W grupach na Facebooku krąży zrzut ekranu pokazujący rzekomo wpis posłanki Koalicji Obywatelskiej Iwony Hartwich na Twitterze. Pochodzi z 12 lipca i brzmi: "Wybory były sfałszowane!!! Frekwencja była 68,9% Rafał Trzaskowski zdobył 49,6% Duda mógł zdobyć jedynie 19,3% Nie pozwólmy na perfidne pisowskie kłamstwo".
Uważny internauta od razu wychwyci, że grafika była edytowana. Zdjęcie posłanki jest prawdziwe, ale nazwa konta została usunięta, a w pisowni nazwiska Hartwich jest błąd.
fałsz
Treść rozpowszechnianego posta sugeruje, że posłanka KO myli frekwencję wyborczą z poparciem dla kandydatów w wyborach. "Elyta PO, profesor matematyki pani Hartwih" - skomentował internauta, który zamieścił fałszywy wpis (pisownia oryginalna).
Na ten facebookowy wpis zareagowano ponad 300 razy, ponad 80 użytkowników udostępniło go, a w dyskusji pojawiło się 190 głosów. "Kobieto a ty liczyłaś coś kiedy"; "I to cała inteligencja w peło" - pisali internauci.

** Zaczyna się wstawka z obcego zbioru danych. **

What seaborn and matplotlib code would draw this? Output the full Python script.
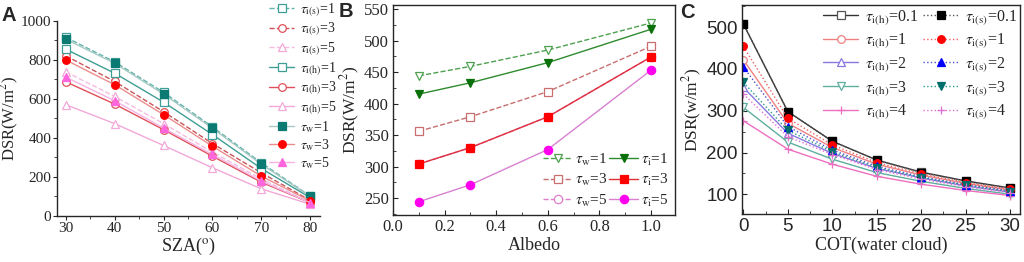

Hartwich: "Odbieram to jako atak"
W rozmowie z Konkret24 posłanka zaprzecza, że jest autorką treści rozpowszechnianego posta. - Osoby, które mnie znają, wiedzą, jaki mam styl pisania - mówi Iwona Hartwich. Dodaje, że jej wpisy w mediach społecznościowych regularnie przykuwają uwagę internetowych trolli. - Co chwilę się pojawiają takie sfałszowane tweety. Jak coś publikuję, od razu pojawia się armia botów. Odbieram to jako atak - komentuje posłanka.
Na Facebooku można odnaleźć także inny sfałszowany wpis rzekomo autorstwa Iwony Hartwich. Krąży również jako zrzut ekranu z fałszywego profilu posłanki. "Te wybory pokazały, że w Polsce nie ma demokracji, a Polacy do niej jeszcze nie dorośli" - miała napisać.
fałsz
W dalszej części tweeta można przeczytać o wygranej "zacofanej, zakompleksionej, niewykształconej, chytrej prowincji". "Powiem jasno, to wina pisiorów, że nie wygraliśmy" - napisał autor tego tekstu.
W przypadku drugiego zrzutu ekranu nazwa konta nie została usunięta. Pod nią kryje się internauta znany z podszywania się pod znane osoby.
Jeden tweet, dwie fałszywe tożsamości
Internauta ten regularnie zamieszcza tweety, zmieniając nazwę użytkownika na nazwiska znanych polityków. Oba tweety takiej samej treści jak te przypisywane Iwonie Hartwich są na jego profilu.
Komentarze internautów wskazują, że tweet o frekwencji mógł być podawany dalej w sieci zarówno z wykorzystaniem nazwiska Iwony Hartwich, jak i posła Koalicji Obywatelskiej Krzysztofa Mieszkowskiego.